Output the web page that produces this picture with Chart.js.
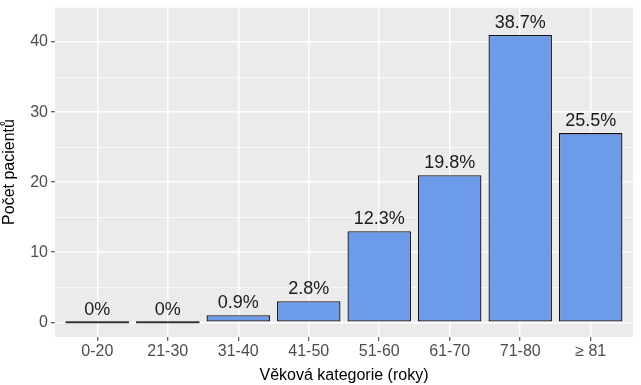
<!DOCTYPE html>
<html lang="cs">
<head>
<meta charset="UTF-8">
<title>Věková kategorie</title>
<script src="https://cdn.jsdelivr.net/npm/chart.js"></script>
<style>
  body { margin: 0; background: #fff; }
</style>
</head>
<body>
<canvas id="myChart" width="641" height="385"></canvas>
<script>
  const categories = ['0-20', '21-30', '31-40', '41-50', '51-60', '61-70', '71-80', '≥ 81'];
  const patients = [0, 0, 1, 3, 13, 21, 41, 27];
  const yTicks = [0, 5, 10, 15, 20, 25, 30, 35, 40, 45];

  const total = patients.reduce((a, b) => a + b, 0);
  const font = 'Liberation Sans, Arial, sans-serif';

  const panelBg = {
    id: 'panelBg',
    beforeDraw(chart) {
      const a = chart.chartArea;
      const c = chart.ctx;
      c.save();
      c.fillStyle = '#EBEBEB';
      c.fillRect(a.left, a.top, a.right - a.left, a.bottom - a.top);
      c.restore();
    }
  };

  const barLabels = {
    id: 'barLabels',
    afterDatasetsDraw(chart) {
      const c = chart.ctx;
      const meta = chart.getDatasetMeta(0);
      const y0 = chart.scales.y.getPixelForValue(0);
      c.save();
      meta.data.forEach((bar, i) => {
        const v = patients[i];
        if (v === 0) {
          c.strokeStyle = '#333333';
          c.lineWidth = 2;
          c.beginPath();
          c.moveTo(bar.x - bar.width / 2, y0);
          c.lineTo(bar.x + bar.width / 2, y0);
          c.stroke();
        }
        const txt = v === 0 ? '0%' : (v / total * 100).toFixed(1) + '%';
        c.fillStyle = '#1A1A1A';
        c.font = '18px ' + font;
        c.textAlign = 'center';
        c.textBaseline = 'alphabetic';
        c.fillText(txt, bar.x, bar.y - 7);
      });
      c.restore();
    }
  };

  new Chart(document.getElementById('myChart'), {
    type: 'bar',
    data: {
      datasets: [{
        data: patients.map((v, i) => ({ x: i + 1, y: v })),
        backgroundColor: '#6C9BEA',
        borderColor: '#111111',
        borderWidth: 1.3,
        borderSkipped: false,
        barPercentage: 0.9,
        categoryPercentage: 1
      }]
    },
    options: {
      responsive: false,
      animation: false,
      layout: { padding: { top: 7, right: 8, left: 0, bottom: 0 } },
      plugins: { legend: { display: false }, tooltip: { enabled: false } },
      scales: {
        x: {
          type: 'linear',
          min: 0.4,
          max: 8.6,
          offset: false,
          afterBuildTicks: s => { s.ticks = categories.map((c, i) => ({ value: i + 1 })); },
          afterFit: s => { s.height = 48; s.paddingLeft = 0; s.paddingRight = 0; },
          border: { display: false },
          grid: { offset: false, color: '#FFFFFF', lineWidth: 1.5, tickColor: '#333333', tickLength: 4, tickWidth: 1 },
          ticks: {
            autoSkip: false,
            maxRotation: 0,
            padding: 1,
            color: '#4D4D4D',
            font: { family: font, size: 16 },
            callback: v => categories[v - 1]
          },
          title: {
            display: true,
            text: 'Věková kategorie (roky)',
            color: '#000000',
            font: { family: font, size: 16 },
            padding: { top: 2, bottom: 0 }
          }
        },
        y: {
          min: -2.1,
          max: 45,
          afterBuildTicks: s => { s.ticks = yTicks.map(v => ({ value: v })); },
          afterFit: s => { s.width = 55; s.paddingTop = 0; s.paddingBottom = 0; },
          border: { display: false },
          grid: {
            color: '#FFFFFF',
            lineWidth: c => c.tick && c.tick.value % 10 === 0 ? 1.5 : 0.7,
            tickColor: c => c.tick && c.tick.value % 10 === 0 ? '#333333' : 'rgba(0,0,0,0)',
            tickLength: 4,
            tickWidth: 1
          },
          ticks: {
            padding: 3,
            color: '#4D4D4D',
            font: { family: font, size: 16 },
            callback: v => v % 10 === 0 ? String(v) : ''
          },
          title: {
            display: true,
            text: 'Počet pacientů',
            color: '#000000',
            font: { family: font, size: 16 },
            padding: { top: 0, bottom: 4 }
          }
        }
      }
    },
    plugins: [panelBg, barLabels]
  });
</script>
</body>
</html>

-=-=-

> EXERCISE DIRECTIONS
Only the lines from the start of the material through the line containing "35, 40, 45];" should be transcribed. Pictures stay out.

> ANSWER TO THE EXERCISE
Output the web page that produces this picture with Chart.js.
<!DOCTYPE html>
<html lang="cs">
<head>
<meta charset="UTF-8">
<title>Věková kategorie</title>
<script src="https://cdn.jsdelivr.net/npm/chart.js"></script>
<style>
  body { margin: 0; background: #fff; }
</style>
</head>
<body>
<canvas id="myChart" width="641" height="385"></canvas>
<script>
  const categories = ['0-20', '21-30', '31-40', '41-50', '51-60', '61-70', '71-80', '≥ 81'];
  const patients = [0, 0, 1, 3, 13, 21, 41, 27];
  const yTicks = [0, 5, 10, 15, 20, 25, 30, 35, 40, 45];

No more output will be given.